Earlier in the day, Trump said he was considering a short-term quarantine of “hot spots” in parts of the tri-state area of New York, New Jersey, and Connecticut.
In a series of tweets posted by Trump Saturday night, he said after consultation with members of his administration and local leaders, a travel advisory, not an “enforced quarantine” would be the proper measure to take in the region.
Earlier today at his daily press briefing, Trump broached the idea of a quarantine.
“We’re thinking about certain things. Some people would like to see New York quarantined because it’s a hotspot. We might not have to do it, but there’s a possibility that sometime today we’ll do a quarantine, short-term, two weeks on New York. Probably New Jersey, certain parts of Connecticut,” Trump said. “I’d rather not do it, but we may need it.”
Gov. Andrew Cuomo compared the president’s suggestion that he was considering a quarantine on the New York region to “a declaration of war on states.”

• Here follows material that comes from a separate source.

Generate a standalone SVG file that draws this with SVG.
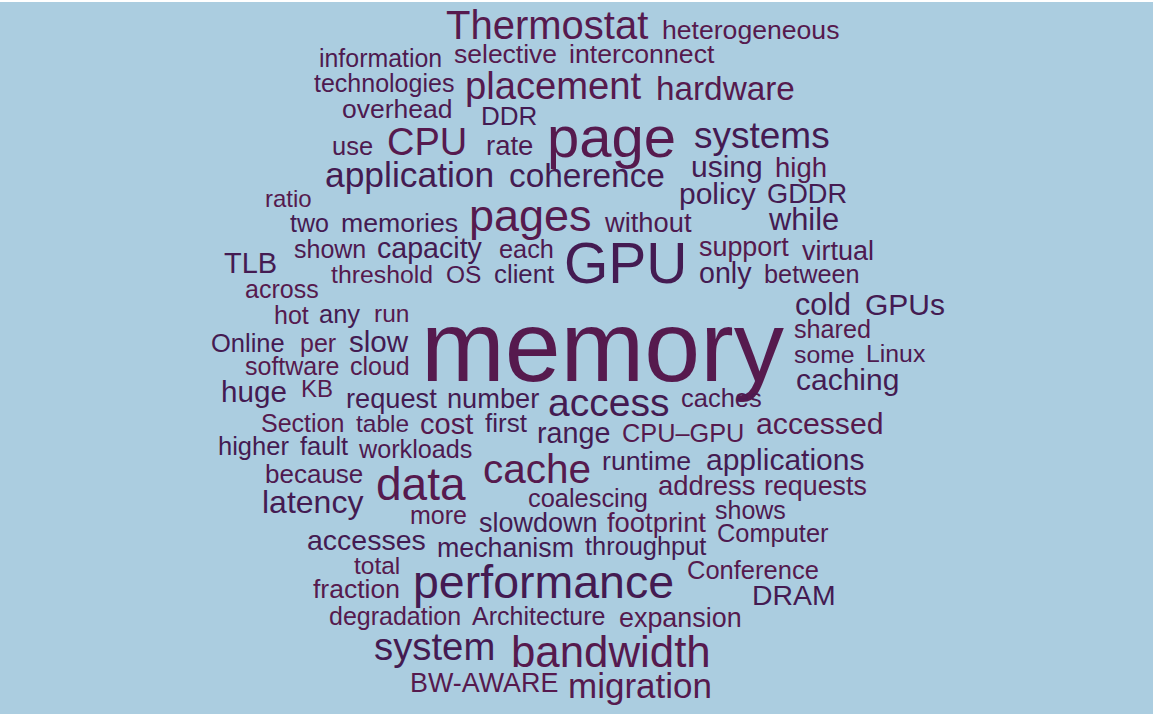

“I didn’t speak to him about any quarantine,” Cuomo said during a press conference Saturday afternoon. “I don’t even know what that means. I don’t know how that could be legally enforceable. I don’t even like the sound of it.”
Governors, not the federal government, have the broadest quarantine and isolation authority. The U.S. Constitution leaves that kind of police power in the hands of the states.